- Task details:
Exactly the lines from the one that contains "Give me the Plotly source for this chart." to the one that contains "xshift=shift, yshift=8, yanchor='bottom', font=fuente)", both lines included, should be copied, and no others.

•••

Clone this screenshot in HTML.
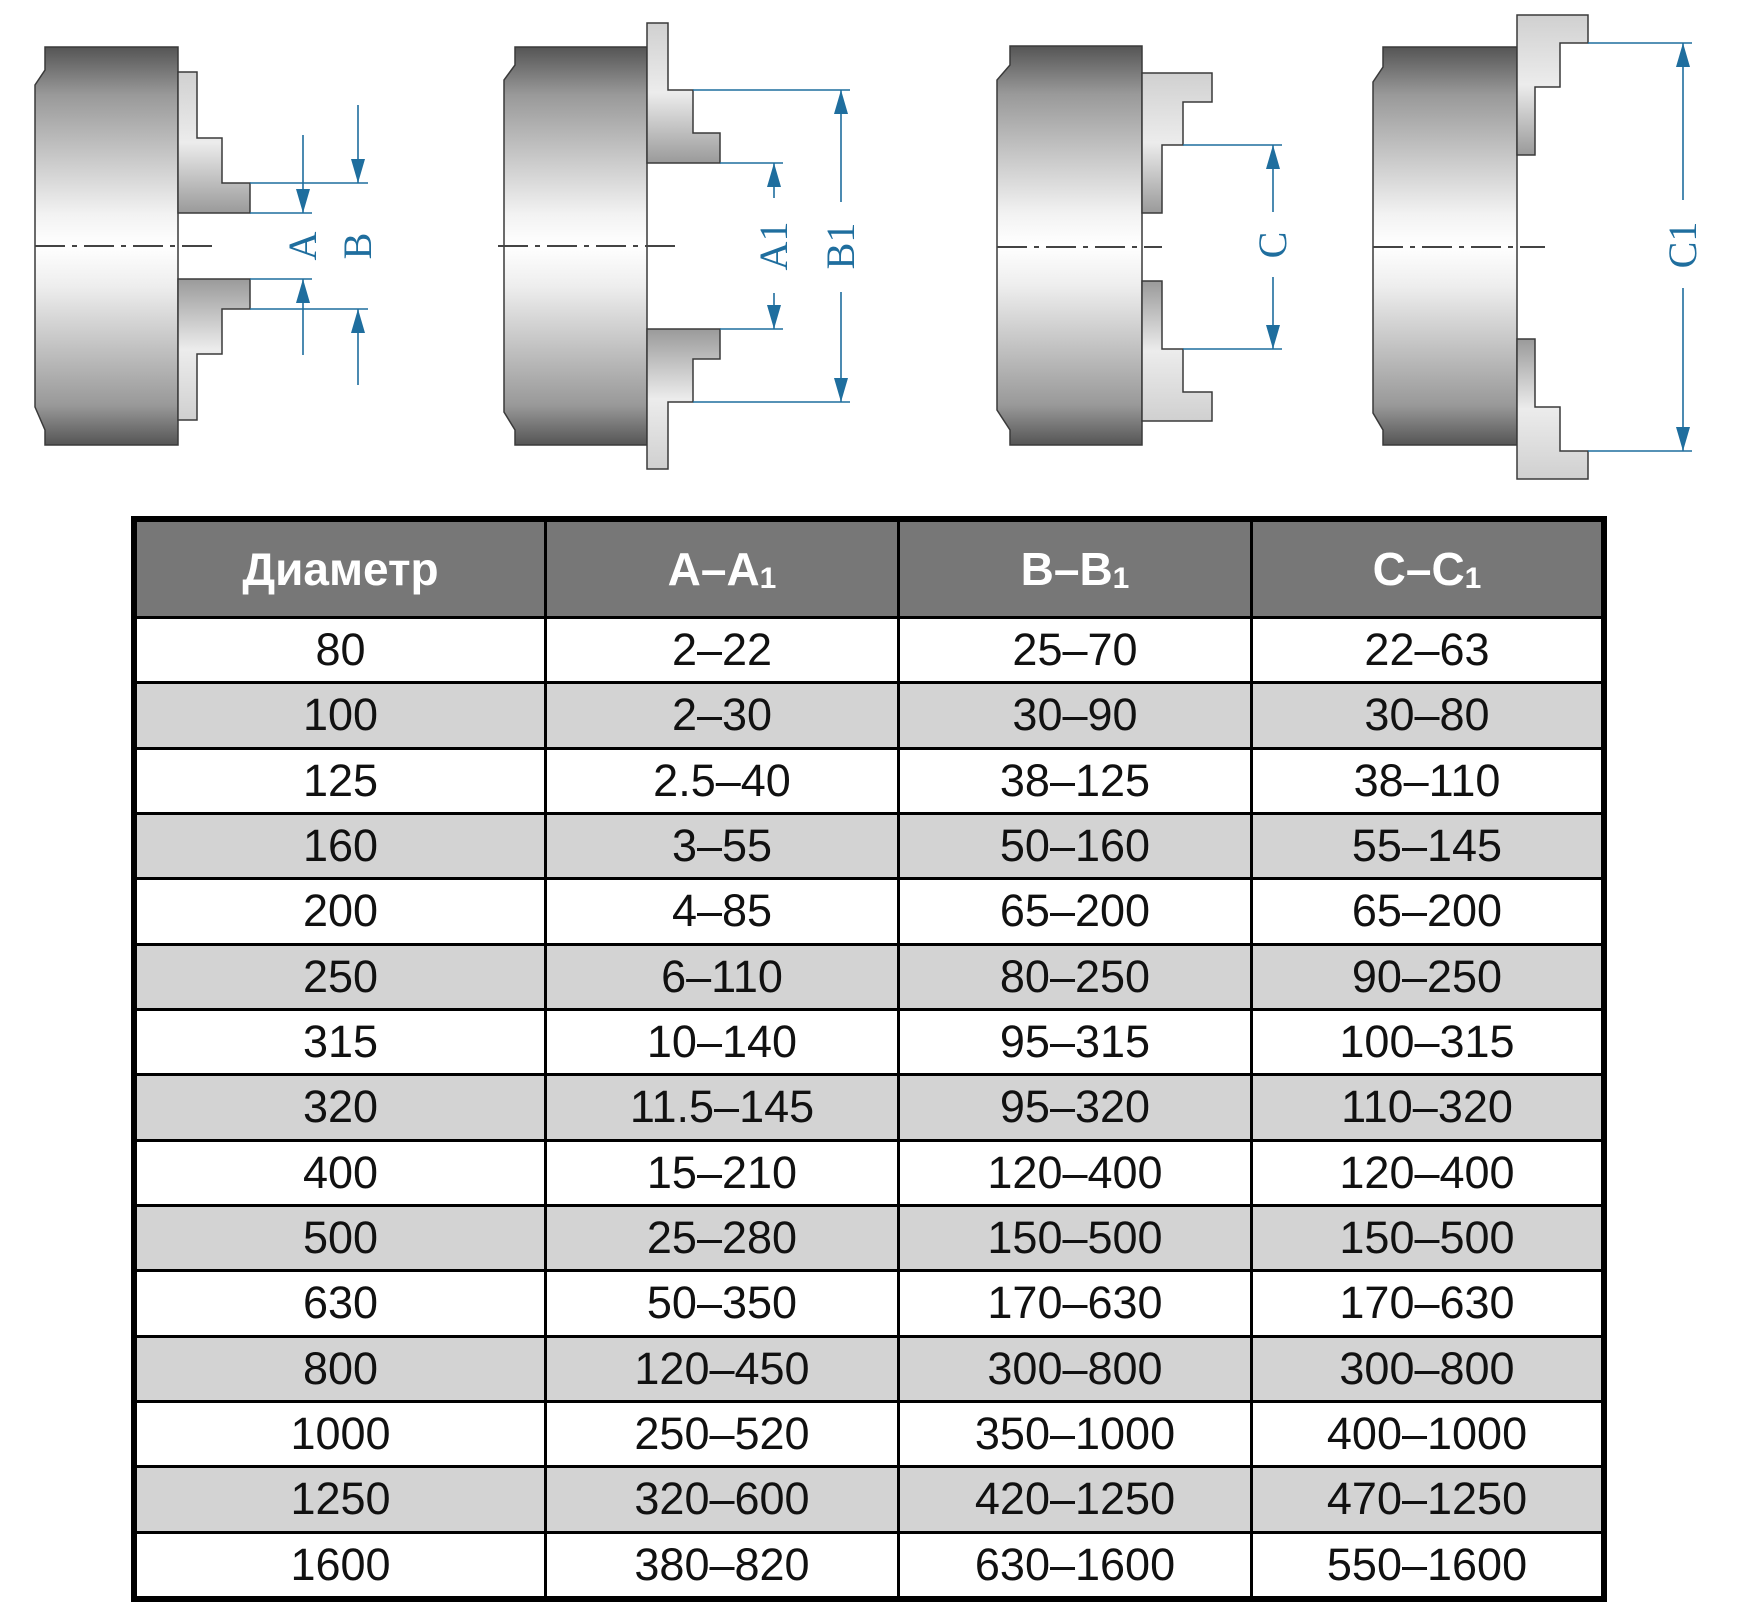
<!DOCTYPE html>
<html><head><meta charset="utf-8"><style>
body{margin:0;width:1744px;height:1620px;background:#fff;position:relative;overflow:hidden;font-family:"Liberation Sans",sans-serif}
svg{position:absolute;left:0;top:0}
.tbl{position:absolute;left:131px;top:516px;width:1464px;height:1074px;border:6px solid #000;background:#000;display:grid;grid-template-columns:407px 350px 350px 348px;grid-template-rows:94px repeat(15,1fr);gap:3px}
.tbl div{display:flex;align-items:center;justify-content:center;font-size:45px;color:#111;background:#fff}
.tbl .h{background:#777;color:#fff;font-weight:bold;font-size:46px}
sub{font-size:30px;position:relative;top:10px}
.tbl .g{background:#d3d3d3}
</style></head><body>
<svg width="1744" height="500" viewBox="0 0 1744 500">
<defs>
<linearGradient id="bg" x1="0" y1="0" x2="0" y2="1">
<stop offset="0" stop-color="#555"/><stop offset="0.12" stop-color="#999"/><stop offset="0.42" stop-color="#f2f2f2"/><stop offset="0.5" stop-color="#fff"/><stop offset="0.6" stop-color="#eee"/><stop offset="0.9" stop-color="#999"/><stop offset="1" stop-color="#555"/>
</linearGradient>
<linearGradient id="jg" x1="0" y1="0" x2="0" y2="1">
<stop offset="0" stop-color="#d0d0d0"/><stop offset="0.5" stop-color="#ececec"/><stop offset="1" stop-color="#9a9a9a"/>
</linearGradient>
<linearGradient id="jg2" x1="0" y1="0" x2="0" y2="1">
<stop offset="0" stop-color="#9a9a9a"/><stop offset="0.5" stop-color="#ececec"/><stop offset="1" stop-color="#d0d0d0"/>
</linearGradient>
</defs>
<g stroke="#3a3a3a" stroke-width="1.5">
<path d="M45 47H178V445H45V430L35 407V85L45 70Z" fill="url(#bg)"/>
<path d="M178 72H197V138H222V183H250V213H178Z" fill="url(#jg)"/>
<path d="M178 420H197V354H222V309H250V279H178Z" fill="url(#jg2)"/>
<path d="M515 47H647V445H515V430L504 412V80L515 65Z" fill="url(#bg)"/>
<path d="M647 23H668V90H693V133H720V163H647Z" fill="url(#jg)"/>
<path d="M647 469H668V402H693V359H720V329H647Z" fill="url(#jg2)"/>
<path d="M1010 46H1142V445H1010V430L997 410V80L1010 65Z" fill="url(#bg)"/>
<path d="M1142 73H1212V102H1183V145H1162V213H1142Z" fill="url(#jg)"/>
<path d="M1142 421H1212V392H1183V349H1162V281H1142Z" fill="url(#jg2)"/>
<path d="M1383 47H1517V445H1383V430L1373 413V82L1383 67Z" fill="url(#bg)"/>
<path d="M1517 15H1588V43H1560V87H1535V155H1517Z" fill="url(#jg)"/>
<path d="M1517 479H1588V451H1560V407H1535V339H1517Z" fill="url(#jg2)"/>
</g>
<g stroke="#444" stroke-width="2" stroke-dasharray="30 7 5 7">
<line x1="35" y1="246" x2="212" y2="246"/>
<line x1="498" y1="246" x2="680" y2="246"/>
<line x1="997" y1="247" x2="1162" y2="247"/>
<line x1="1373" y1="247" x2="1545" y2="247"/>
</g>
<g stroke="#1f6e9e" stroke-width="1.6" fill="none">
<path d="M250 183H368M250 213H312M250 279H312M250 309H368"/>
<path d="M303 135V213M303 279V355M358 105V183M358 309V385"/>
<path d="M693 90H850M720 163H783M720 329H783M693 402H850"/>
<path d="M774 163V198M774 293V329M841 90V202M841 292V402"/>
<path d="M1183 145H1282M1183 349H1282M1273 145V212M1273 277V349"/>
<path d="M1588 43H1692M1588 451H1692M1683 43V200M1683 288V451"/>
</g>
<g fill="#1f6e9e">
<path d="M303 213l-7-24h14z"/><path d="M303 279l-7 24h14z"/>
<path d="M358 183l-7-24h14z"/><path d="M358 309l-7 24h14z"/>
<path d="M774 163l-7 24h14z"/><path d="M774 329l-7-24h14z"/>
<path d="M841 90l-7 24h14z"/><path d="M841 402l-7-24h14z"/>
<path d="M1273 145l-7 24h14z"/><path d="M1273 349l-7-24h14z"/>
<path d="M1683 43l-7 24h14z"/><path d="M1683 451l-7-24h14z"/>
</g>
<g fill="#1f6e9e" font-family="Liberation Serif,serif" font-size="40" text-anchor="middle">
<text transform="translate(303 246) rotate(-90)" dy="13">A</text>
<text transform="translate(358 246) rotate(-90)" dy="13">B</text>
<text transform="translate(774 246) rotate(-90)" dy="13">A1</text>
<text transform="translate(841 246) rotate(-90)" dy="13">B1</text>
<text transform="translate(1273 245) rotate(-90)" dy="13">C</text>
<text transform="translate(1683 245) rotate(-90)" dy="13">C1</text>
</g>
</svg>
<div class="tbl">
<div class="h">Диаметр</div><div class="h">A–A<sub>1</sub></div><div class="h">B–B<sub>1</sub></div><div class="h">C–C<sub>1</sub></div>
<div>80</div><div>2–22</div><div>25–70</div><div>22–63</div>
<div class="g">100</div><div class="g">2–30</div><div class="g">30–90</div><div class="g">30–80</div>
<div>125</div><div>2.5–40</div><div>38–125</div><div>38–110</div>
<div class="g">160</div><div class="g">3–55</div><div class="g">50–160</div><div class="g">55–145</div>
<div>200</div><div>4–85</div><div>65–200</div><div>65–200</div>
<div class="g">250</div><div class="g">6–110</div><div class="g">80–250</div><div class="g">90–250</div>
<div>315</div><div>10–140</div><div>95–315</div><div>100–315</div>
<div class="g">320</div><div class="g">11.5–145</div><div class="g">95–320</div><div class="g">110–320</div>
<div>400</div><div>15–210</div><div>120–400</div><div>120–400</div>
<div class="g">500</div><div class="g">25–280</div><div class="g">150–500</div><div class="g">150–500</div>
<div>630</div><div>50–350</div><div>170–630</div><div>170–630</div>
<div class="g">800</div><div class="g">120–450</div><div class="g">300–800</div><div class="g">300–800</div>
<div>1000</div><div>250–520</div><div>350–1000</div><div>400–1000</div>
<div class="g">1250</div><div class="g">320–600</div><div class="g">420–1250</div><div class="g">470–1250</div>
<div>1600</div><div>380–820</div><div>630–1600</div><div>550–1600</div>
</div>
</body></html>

•••

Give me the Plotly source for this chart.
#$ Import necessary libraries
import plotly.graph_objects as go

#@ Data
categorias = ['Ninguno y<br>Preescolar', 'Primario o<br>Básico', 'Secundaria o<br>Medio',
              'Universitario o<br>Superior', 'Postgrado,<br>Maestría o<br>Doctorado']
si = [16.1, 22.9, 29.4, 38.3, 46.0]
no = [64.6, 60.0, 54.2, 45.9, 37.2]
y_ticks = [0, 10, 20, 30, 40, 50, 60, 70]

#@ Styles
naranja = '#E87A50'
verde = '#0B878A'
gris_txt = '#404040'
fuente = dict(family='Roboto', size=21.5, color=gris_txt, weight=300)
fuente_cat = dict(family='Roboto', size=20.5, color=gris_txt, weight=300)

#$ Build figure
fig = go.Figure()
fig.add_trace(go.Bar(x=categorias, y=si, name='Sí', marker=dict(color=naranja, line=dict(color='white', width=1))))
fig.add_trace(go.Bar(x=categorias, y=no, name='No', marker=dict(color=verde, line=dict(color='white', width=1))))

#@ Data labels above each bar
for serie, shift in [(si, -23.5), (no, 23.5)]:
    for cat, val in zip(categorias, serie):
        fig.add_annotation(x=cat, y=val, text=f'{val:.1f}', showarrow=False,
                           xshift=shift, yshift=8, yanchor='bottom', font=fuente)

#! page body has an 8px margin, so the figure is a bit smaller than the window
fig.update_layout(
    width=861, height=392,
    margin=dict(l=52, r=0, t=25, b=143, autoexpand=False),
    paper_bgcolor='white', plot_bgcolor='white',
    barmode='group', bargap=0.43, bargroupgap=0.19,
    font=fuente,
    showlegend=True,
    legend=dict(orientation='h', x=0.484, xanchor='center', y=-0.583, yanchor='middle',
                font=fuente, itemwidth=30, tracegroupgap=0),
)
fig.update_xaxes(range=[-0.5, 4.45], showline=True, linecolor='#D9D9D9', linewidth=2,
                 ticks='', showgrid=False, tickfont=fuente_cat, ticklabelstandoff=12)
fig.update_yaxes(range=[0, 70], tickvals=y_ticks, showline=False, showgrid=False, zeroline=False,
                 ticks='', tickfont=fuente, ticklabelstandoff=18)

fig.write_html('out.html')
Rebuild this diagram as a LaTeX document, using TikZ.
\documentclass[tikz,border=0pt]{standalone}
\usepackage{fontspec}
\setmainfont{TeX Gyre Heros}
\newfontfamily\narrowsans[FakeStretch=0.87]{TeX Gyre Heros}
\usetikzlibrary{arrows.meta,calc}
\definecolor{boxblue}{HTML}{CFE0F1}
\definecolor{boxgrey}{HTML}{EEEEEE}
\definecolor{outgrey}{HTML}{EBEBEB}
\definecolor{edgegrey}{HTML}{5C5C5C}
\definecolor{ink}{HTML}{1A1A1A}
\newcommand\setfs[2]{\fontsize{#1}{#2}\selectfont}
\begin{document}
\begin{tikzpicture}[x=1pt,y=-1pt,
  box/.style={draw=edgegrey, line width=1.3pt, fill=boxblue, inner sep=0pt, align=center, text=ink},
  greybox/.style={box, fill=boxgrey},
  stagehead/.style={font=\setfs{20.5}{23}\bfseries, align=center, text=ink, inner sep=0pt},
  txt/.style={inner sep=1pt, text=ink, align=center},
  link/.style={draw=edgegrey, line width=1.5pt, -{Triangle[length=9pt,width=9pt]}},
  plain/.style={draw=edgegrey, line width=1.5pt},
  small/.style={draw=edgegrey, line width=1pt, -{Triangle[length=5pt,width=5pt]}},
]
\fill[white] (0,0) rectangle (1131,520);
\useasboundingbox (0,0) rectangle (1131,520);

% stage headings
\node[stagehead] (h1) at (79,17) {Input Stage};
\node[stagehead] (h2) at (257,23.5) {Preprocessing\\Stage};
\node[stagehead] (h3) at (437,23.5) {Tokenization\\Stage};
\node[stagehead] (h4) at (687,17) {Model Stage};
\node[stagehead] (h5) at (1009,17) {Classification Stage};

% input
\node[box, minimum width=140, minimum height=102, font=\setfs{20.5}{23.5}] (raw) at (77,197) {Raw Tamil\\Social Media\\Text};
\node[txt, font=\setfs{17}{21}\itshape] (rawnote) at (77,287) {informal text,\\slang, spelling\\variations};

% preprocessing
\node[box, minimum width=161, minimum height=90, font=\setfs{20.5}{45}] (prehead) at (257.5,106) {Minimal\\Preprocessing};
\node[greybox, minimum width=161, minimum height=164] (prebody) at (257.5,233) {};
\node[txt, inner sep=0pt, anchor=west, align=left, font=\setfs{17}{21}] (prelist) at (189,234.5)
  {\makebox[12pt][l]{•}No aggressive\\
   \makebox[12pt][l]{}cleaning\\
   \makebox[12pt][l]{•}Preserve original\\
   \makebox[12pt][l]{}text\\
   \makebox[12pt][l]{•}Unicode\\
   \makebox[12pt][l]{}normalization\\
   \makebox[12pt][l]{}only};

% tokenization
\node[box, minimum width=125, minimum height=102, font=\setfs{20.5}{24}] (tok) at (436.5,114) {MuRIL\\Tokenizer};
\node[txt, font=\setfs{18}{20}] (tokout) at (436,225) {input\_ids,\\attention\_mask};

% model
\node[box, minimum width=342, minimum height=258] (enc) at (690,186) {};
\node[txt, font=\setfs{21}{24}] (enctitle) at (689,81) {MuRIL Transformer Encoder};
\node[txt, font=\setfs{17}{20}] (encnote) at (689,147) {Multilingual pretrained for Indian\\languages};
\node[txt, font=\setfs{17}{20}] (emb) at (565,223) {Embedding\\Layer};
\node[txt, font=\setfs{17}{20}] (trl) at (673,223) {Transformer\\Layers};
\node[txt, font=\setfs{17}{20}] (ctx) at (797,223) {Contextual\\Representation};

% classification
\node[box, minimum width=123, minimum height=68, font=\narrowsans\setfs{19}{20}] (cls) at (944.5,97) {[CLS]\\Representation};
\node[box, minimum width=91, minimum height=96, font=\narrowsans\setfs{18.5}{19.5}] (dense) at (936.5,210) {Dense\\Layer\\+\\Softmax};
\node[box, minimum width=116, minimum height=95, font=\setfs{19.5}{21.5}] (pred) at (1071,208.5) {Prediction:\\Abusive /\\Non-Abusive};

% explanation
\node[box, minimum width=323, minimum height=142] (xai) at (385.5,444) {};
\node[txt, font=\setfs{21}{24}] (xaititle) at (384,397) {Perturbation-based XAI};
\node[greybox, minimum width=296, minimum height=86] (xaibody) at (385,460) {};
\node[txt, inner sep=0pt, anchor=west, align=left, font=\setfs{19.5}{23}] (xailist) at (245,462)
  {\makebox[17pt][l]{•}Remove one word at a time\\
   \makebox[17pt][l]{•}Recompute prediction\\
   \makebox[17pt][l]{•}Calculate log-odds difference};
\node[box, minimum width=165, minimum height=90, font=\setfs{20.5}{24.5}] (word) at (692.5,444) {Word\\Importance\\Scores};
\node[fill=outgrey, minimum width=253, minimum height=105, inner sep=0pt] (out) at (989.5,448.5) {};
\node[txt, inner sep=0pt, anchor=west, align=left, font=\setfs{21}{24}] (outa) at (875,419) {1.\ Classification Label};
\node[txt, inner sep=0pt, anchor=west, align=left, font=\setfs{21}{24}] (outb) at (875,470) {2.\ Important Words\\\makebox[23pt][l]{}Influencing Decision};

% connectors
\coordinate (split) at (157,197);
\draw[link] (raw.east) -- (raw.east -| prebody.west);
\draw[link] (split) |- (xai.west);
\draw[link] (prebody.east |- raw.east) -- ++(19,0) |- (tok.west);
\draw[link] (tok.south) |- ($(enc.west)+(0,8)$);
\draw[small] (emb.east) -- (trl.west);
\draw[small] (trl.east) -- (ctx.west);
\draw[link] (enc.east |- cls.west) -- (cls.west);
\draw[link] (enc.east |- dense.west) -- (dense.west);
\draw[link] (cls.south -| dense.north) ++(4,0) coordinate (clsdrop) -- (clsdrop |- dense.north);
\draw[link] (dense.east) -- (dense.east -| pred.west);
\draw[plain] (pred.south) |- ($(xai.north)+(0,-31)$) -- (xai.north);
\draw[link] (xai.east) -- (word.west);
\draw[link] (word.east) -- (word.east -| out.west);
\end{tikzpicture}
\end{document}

•••

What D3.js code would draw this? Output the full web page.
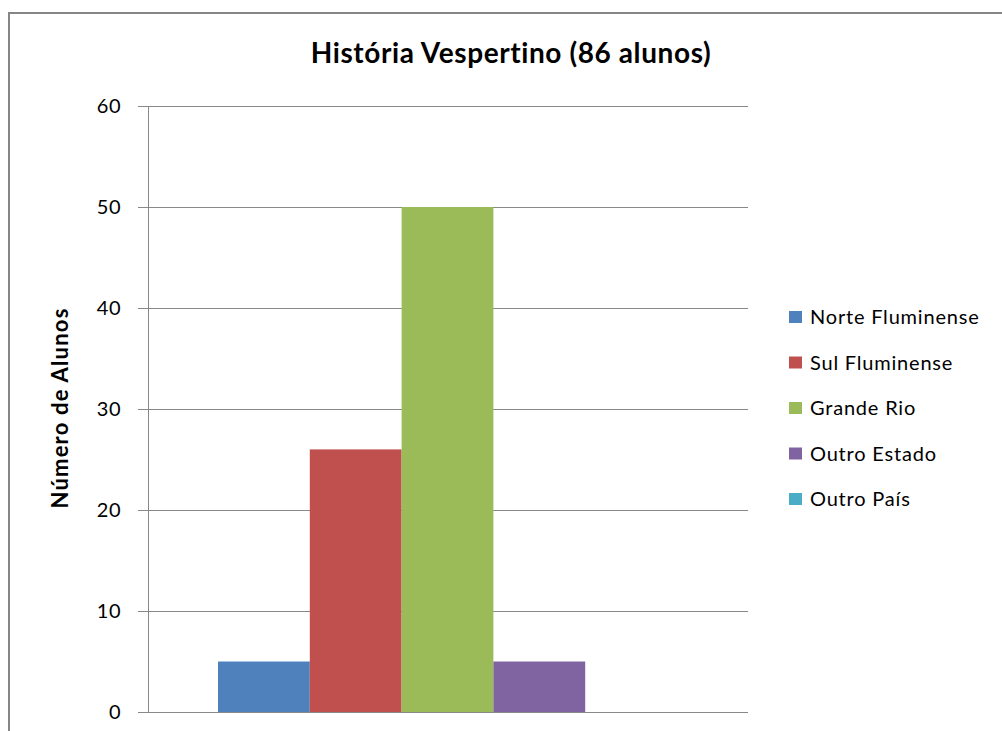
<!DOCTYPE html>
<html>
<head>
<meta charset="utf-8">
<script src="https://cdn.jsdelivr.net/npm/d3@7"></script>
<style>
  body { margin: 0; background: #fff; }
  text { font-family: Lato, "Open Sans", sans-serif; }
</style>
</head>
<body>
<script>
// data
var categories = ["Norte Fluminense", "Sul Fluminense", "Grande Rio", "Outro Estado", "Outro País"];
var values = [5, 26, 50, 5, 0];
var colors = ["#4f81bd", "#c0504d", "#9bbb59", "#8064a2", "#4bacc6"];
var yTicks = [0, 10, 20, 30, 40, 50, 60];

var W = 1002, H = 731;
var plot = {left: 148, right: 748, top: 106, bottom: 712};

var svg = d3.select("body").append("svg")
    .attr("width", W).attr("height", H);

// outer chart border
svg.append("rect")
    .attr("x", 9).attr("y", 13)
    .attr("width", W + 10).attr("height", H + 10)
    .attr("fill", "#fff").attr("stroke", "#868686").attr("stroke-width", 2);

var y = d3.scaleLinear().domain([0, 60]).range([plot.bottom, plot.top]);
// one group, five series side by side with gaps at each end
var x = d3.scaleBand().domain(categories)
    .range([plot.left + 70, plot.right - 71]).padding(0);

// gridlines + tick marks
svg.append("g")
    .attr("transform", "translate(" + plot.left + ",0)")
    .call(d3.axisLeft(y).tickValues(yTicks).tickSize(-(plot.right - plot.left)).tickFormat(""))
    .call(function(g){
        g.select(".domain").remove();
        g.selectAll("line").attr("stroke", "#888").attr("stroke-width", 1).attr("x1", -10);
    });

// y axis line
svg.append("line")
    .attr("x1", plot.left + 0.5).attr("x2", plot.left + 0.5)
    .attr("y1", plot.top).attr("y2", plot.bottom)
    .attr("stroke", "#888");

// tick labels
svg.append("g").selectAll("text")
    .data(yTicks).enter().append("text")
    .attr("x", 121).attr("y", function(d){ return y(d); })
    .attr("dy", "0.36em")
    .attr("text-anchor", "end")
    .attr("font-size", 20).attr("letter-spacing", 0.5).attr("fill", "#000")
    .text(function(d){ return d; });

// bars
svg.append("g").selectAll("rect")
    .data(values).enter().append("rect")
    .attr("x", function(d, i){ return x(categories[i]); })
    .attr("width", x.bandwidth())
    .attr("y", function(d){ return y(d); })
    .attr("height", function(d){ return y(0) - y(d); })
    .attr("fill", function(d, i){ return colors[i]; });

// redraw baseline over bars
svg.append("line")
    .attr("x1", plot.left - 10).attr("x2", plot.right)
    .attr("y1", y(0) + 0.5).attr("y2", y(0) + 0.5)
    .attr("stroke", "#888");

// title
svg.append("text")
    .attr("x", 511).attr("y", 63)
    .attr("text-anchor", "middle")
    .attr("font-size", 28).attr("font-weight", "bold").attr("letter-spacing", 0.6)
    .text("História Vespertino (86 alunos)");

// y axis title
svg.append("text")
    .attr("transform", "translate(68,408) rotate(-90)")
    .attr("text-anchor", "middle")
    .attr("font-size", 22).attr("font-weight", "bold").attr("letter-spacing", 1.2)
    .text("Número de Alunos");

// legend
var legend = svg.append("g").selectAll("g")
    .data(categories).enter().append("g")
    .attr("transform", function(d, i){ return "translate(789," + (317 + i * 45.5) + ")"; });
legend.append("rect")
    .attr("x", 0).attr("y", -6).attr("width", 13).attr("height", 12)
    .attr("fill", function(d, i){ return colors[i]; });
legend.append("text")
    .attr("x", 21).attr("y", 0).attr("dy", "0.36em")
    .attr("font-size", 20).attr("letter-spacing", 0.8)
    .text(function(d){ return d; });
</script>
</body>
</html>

•••

- Exercise answer:
Give me the Plotly source for this chart.
#$ Import necessary libraries
import plotly.graph_objects as go

#@ Data
categorias = ['Ninguno y<br>Preescolar', 'Primario o<br>Básico', 'Secundaria o<br>Medio',
              'Universitario o<br>Superior', 'Postgrado,<br>Maestría o<br>Doctorado']
si = [16.1, 22.9, 29.4, 38.3, 46.0]
no = [64.6, 60.0, 54.2, 45.9, 37.2]
y_ticks = [0, 10, 20, 30, 40, 50, 60, 70]

#@ Styles
naranja = '#E87A50'
verde = '#0B878A'
gris_txt = '#404040'
fuente = dict(family='Roboto', size=21.5, color=gris_txt, weight=300)
fuente_cat = dict(family='Roboto', size=20.5, color=gris_txt, weight=300)

#$ Build figure
fig = go.Figure()
fig.add_trace(go.Bar(x=categorias, y=si, name='Sí', marker=dict(color=naranja, line=dict(color='white', width=1))))
fig.add_trace(go.Bar(x=categorias, y=no, name='No', marker=dict(color=verde, line=dict(color='white', width=1))))

#@ Data labels above each bar
for serie, shift in [(si, -23.5), (no, 23.5)]:
    for cat, val in zip(categorias, serie):
        fig.add_annotation(x=cat, y=val, text=f'{val:.1f}', showarrow=False,
                           xshift=shift, yshift=8, yanchor='bottom', font=fuente)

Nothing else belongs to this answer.